Bill’s Six Sigma training kicked in as he started by defining the problem—why was he having this problem? The answer was corrosion. Low pH levels in the coolant tanks cause the coolant to become caustic and eat away at soft metals such as brass and copper as well as paint. It occurred to Bill that bringing the coolant level to neutral could solve the problem, but that seemed like adding steps and he wanted to eliminate the problem. 

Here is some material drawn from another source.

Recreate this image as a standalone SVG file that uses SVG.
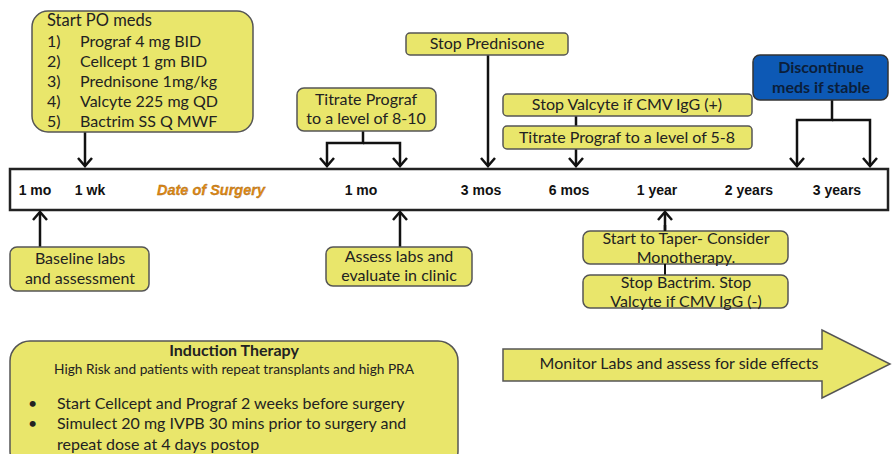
<svg xmlns="http://www.w3.org/2000/svg" width="892" height="454" viewBox="0 0 892 454">
<defs>
<style>
.box{fill:#e9e66b;stroke:#555;stroke-width:1.5}
.t{font-family:Lato,"Open Sans",sans-serif;fill:#222;font-size:16px}
.c{text-anchor:middle}
.tl{font-family:"Liberation Sans",Arial,sans-serif;font-weight:bold;font-size:14px;fill:#111;text-anchor:middle}
.ln{fill:none;stroke:#111;stroke-width:2.5}
</style>
<marker id="ah" viewBox="-10 -8 12 16" refX="0" refY="0" markerWidth="12" markerHeight="16" markerUnits="userSpaceOnUse" orient="auto">
<path d="M-8,-7 L0,0 L-8,7" fill="none" stroke="#111" stroke-width="2.5"/>
</marker>
</defs>

<g id="timeline">
<rect x="10" y="169" width="878" height="41" fill="#fff" stroke="#222" stroke-width="2.5"/>
<text class="tl" x="35" y="195">1 mo</text>
<text class="tl" x="90" y="195">1 wk</text>
<text x="211" y="195" font-family="'Liberation Sans',Arial,sans-serif" font-weight="bold" font-style="italic" font-size="14.5px" fill="#e28a12" text-anchor="middle" stroke="#a0661a" stroke-width="0.3">Date of Surgery</text>
<text class="tl" x="361" y="195">1 mo</text>
<text class="tl" x="481" y="195">3 mos</text>
<text class="tl" x="569" y="195">6 mos</text>
<text class="tl" x="657" y="195">1 year</text>
<text class="tl" x="749" y="195">2 years</text>
<text class="tl" x="837" y="195">3 years</text>
</g>

<g id="connectors">
<path class="ln" d="M85,132 V166" marker-end="url(#ah)"/>
<path class="ln" d="M40,247 V212" marker-end="url(#ah)"/>
<path class="ln" d="M400,247 V212" marker-end="url(#ah)"/>
<path class="ln" d="M363,131 V143 H327 V166" marker-end="url(#ah)"/>
<path class="ln" d="M363,143 H400 V166" marker-end="url(#ah)"/>
<path class="ln" d="M488,55 V166" marker-end="url(#ah)"/>
<path class="ln" d="M576,116 V166" marker-end="url(#ah)"/>
<path class="ln" d="M832,100 V120 H797 V166" marker-end="url(#ah)"/>
<path class="ln" d="M832,120 H870 V166" marker-end="url(#ah)"/>
<path class="ln" d="M665,231 V212" marker-end="url(#ah)"/>
</g>

<g id="start-po">
<rect class="box" x="32" y="11" width="221" height="121" rx="16"/>
<g class="t">
<text x="47" y="26" style="font-size:16.5px">Start PO meds</text>
<text x="47" y="47">1)</text><text x="80" y="47">Prograf 4 mg BID</text>
<text x="47" y="67">2)</text><text x="80" y="67">Cellcept 1 gm BID</text>
<text x="47" y="87">3)</text><text x="80" y="87">Prednisone 1mg/kg</text>
<text x="47" y="107">4)</text><text x="80" y="107">Valcyte 225 mg QD</text>
<text x="47" y="127">5)</text><text x="80" y="127">Bactrim SS Q MWF</text>
</g>
</g>

<g id="titrate1">
<rect class="box" x="297" y="88" width="139" height="43" rx="7"/>
<text class="t c" x="366" y="105">Titrate Prograf</text>
<text class="t c" x="366" y="124">to a level of 8-10</text>
</g>

<g id="stop-pred">
<rect class="box" x="406" y="33" width="162" height="22" rx="4"/>
<text class="t c" x="487" y="49">Stop Prednisone</text>
</g>

<g id="stop-valcyte">
<rect class="box" x="503" y="94" width="249" height="22" rx="4"/>
<text class="t c" x="627" y="110">Stop Valcyte if CMV IgG (+)</text>
</g>

<g id="titrate2">
<rect class="box" x="503" y="126" width="249" height="23" rx="4"/>
<text class="t c" x="627" y="143">Titrate Prograf to a level of 5-8</text>
</g>

<g id="discontinue">
<rect x="753" y="55" width="135" height="45" rx="7" fill="#0d59b5" stroke="#333" stroke-width="1.5"/>
<text class="t c" x="821" y="73" font-weight="bold" fill="#0b1e3a" style="fill:#0b1e3a">Discontinue</text>
<text class="t c" x="821" y="93" font-weight="bold" fill="#0b1e3a" style="fill:#0b1e3a">meds if stable</text>
</g>

<g id="baseline">
<rect class="box" x="10" y="247" width="139" height="44" rx="7"/>
<text class="t c" x="80" y="264">Baseline labs</text>
<text class="t c" x="80" y="284">and assessment</text>
</g>

<g id="assess">
<rect class="box" x="326" y="247" width="146" height="39" rx="7"/>
<text class="t c" x="399" y="262">Assess labs and</text>
<text class="t c" x="399" y="281">evaluate in clinic</text>
</g>

<g id="taper">
<rect class="box" x="583" y="231" width="205" height="33" rx="7"/>
<path class="ln" d="M665,231 V225" stroke-width="2"/>
<text class="t c" x="686" y="244">Start to Taper- Consider</text>
<text class="t c" x="686" y="263">Monotherapy.</text>
</g>

<g id="bactrim">
<path d="M665,264 V276" stroke="#111" stroke-width="2" fill="none"/>
<rect class="box" x="583" y="275" width="205" height="33" rx="7"/>
<text class="t c" x="686" y="288">Stop Bactrim. Stop</text>
<text class="t c" x="686" y="307">Valcyte if CMV IgG (-)</text>
</g>

<g id="induction">
<rect class="box" x="10" y="341" width="448" height="130" rx="20"/>
<text class="t c" x="234" y="356" font-weight="bold">Induction Therapy</text>
<text class="t c" x="234" y="374" style="font-size:13.7px">High Risk and patients with repeat transplants and high PRA</text>
<g class="t">
<text x="28" y="409">•</text><text x="57" y="409">Start Cellcept and Prograf 2 weeks before surgery</text>
<text x="28" y="429">•</text><text x="57" y="429">Simulect 20 mg IVPB 30 mins prior to surgery and</text>
<text x="57" y="450">repeat dose at 4 days postop</text>
</g>
</g>

<g id="monitor">
<path class="box" d="M503,349 H822 V330 L890,364 L822,398 V381 H503 Z"/>
<text class="t c" x="679" y="369">Monitor Labs and assess for side effects</text>
</g>
</svg>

Bill was back to research, contemplation and prototype trial and error. Within a few days he had perfected an inexpensive, non-corrosive, better-performing coolant nozzle. He used a medical grade acetal which is better than stainless steel because of its acid-proof features and bright color. He created a design with various spray port configurations to eliminate the need to bend, and break, the tubes. The design included orifice sizes that were 20% larger for more flow, which eliminated any restrictions caused by industry standard tube sizes. He developed a variety of ball sizes and lengths to fit almost every machine and they cost less than half the price of brass and copper nozzles. Bill used the look of the final product to inspire the trade name, Blu Balls®.

Not only did Bill’s lean thinking help solve a problem in the precision machining industry, but Fiat Chrysler Group buys them to maintain one of its lines. 

The lesson? When a problem arises, lean thinking may not result with the elimination of waste, but replacing an inferior product with a better one, even if the better product needs to be developed.